Post by: sosa442 on April 17, 2021, 08:28:10 PM
but what does this mean then ?

https://bitcoin.stackexchange.com/questions/35565/generate-address-with-rsa-private-key

can i not convert it to a useful private key or something ?


Title: Re: HELP i have a RSA Private key ??
Post by: c_atlas on April 17, 2021, 08:58:56 PM
but what does this mean then ?

https://bitcoin.stackexchange.com/questions/35565/generate-address-with-rsa-private-key

can i not convert it to a useful private key or something ?
That thread says you can use the RSA private key to generate a bitcoin private key by putting it through sha256. There's no good reason to do this though.

Sha256 takes n > 1 bits as input and gives a 256 bit output. Since its deterministic you will always get the same output, given the same input. That being said, it's better to just randomly generate a sequence of 256 bits and use that instead.


Title: Re: HELP i have a RSA Private key ??
Post by: pooya87 on April 18, 2021, 03:26:52 AM
In asymmetric cryptography (aka public-key cryptography) using Elliptic Curves or using Rivest–Shamir–Adleman algorithms, the private key is simply a number that we select at random in a certain range.

So to answer your question, if your RSA private key is selected at random and is in range to be a valid bitcoin private key (256 bit and between 1 and N) then you can use that "number" as your bitcoin private key.
But the issue is that since a 256 bit EC curve provides the same security as a 3072 bit RSA key and a 256-bit RSA keys aren't usually found, you can't convert the two. In simple terms there is a good chance that the RSA key you have is so much bigger than 256 bit.

That thread says you can use the RSA private key to generate a bitcoin private key by putting it through sha256. There's no good reason to do this though.

Sha256 takes n > 1 bits as input and gives a 256 bit output. Since its deterministic you will always get the same output, given the same input. That being said, it's better to just randomly generate a sequence of 256 bits and use that instead.
If the input is random the output can be considered random too.
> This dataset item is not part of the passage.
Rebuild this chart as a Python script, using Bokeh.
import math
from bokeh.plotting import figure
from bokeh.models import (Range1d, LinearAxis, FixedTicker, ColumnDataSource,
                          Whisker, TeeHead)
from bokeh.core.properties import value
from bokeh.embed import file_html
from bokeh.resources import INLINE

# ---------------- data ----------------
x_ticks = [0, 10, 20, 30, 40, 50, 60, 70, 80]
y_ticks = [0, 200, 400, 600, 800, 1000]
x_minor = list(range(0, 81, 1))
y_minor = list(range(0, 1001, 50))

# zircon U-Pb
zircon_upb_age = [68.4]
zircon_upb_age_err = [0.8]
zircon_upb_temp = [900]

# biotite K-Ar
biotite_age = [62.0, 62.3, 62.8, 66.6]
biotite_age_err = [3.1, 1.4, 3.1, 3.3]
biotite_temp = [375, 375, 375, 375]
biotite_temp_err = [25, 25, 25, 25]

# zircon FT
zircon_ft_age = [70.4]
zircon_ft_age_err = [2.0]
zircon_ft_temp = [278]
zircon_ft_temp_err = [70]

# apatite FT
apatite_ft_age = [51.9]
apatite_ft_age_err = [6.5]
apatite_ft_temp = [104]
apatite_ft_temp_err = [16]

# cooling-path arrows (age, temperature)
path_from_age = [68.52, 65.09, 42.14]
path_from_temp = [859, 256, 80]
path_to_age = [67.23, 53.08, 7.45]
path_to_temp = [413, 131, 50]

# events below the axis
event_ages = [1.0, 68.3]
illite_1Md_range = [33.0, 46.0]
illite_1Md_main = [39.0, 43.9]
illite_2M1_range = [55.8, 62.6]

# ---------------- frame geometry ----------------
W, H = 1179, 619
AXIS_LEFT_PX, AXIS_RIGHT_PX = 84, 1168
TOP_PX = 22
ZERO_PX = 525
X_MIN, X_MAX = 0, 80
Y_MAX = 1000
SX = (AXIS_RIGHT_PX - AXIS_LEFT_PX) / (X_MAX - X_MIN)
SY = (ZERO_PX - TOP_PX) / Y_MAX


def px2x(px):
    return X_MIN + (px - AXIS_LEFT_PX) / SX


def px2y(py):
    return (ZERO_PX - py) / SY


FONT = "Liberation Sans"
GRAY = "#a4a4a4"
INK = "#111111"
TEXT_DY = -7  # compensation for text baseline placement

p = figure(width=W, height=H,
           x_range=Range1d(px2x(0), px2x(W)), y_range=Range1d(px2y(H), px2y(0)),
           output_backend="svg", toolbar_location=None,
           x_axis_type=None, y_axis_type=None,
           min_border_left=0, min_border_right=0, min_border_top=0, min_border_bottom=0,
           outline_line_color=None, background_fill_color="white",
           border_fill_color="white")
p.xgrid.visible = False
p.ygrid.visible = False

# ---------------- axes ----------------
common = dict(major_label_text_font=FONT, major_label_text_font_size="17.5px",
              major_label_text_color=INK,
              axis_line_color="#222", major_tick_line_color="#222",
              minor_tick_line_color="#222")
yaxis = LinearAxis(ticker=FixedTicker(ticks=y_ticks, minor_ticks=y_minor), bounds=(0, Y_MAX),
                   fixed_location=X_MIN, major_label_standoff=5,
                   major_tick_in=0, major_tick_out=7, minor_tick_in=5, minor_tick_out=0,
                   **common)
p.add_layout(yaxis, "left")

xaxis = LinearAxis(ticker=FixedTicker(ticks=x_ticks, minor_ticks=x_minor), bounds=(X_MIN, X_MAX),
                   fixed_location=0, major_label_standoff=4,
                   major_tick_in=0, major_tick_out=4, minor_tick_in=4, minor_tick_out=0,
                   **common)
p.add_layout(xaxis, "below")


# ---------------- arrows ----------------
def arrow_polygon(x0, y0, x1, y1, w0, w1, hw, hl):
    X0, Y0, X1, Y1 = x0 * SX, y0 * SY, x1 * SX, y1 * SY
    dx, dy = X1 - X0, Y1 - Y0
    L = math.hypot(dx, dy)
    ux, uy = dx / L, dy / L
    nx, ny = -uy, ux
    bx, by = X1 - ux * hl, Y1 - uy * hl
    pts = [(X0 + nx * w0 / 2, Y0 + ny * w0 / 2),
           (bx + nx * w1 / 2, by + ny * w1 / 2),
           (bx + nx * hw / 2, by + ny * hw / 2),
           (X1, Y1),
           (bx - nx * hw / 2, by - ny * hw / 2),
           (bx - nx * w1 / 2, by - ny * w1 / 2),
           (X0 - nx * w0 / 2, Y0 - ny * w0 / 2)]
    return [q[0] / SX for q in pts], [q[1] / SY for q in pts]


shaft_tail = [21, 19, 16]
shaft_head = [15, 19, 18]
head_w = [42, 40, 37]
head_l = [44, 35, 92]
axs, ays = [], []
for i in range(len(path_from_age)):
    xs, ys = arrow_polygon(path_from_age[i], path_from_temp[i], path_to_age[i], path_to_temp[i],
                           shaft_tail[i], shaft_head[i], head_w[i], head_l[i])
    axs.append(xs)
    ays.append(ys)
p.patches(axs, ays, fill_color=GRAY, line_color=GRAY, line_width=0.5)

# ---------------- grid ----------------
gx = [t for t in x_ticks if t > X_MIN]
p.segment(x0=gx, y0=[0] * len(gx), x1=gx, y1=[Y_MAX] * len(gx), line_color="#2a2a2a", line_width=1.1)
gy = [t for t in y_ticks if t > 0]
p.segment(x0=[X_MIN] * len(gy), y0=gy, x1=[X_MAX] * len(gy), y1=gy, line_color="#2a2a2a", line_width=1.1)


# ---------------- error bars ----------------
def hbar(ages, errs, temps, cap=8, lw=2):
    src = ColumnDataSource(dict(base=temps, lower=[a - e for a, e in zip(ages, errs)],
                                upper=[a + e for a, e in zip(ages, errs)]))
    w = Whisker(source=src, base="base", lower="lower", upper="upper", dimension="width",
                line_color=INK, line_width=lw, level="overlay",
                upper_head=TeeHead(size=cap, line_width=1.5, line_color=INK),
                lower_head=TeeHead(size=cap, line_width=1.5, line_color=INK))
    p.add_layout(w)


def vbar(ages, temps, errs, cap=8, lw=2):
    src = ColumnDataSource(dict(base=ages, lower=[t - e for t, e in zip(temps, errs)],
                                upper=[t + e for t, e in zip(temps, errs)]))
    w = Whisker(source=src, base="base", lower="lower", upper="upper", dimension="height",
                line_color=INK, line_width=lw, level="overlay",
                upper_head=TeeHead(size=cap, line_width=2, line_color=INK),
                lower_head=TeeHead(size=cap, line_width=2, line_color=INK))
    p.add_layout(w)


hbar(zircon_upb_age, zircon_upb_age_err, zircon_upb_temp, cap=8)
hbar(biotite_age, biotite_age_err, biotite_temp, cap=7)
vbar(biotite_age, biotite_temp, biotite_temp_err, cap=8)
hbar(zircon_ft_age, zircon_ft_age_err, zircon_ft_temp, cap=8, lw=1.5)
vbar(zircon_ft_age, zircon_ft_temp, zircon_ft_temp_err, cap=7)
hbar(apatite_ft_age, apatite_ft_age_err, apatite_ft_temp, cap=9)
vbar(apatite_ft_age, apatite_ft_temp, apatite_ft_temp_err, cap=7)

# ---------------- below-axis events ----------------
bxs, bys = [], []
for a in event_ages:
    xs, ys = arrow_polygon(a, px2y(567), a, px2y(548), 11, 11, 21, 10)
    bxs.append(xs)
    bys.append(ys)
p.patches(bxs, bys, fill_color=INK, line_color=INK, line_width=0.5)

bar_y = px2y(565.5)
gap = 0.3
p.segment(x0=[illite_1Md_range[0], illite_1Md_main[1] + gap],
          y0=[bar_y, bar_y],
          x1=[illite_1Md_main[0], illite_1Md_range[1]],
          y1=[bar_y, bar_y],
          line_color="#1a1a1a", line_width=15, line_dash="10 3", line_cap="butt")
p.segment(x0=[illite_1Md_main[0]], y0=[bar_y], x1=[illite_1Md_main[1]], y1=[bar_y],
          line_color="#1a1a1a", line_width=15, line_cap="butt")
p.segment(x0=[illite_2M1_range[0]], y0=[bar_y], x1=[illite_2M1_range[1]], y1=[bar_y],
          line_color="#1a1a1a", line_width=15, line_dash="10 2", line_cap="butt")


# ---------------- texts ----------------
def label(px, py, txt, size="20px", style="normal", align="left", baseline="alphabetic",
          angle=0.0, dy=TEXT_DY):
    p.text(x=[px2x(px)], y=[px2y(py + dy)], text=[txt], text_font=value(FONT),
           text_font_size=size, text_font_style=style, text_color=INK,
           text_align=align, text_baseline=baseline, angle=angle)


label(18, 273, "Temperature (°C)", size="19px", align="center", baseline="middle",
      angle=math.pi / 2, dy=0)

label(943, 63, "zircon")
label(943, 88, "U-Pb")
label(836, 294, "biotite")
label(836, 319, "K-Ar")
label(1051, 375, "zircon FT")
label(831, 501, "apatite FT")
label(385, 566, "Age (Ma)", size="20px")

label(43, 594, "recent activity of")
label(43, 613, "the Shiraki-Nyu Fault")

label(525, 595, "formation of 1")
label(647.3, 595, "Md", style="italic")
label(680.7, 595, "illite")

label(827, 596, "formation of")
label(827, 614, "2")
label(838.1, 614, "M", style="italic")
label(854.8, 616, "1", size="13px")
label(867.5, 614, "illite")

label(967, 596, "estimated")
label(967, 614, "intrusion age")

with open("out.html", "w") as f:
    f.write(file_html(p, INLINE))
Assuming the RSA key was selected randomly SHA256 of it is secure enough to be used as a private key assuming it is a valid value (within range).
The whole process is pointless though, since you can simply select a random bitcoin private key instead of selecting a random RSA key then hashing it. This is also risky since if you leak the RSA key you'd also leak the bitcoin key.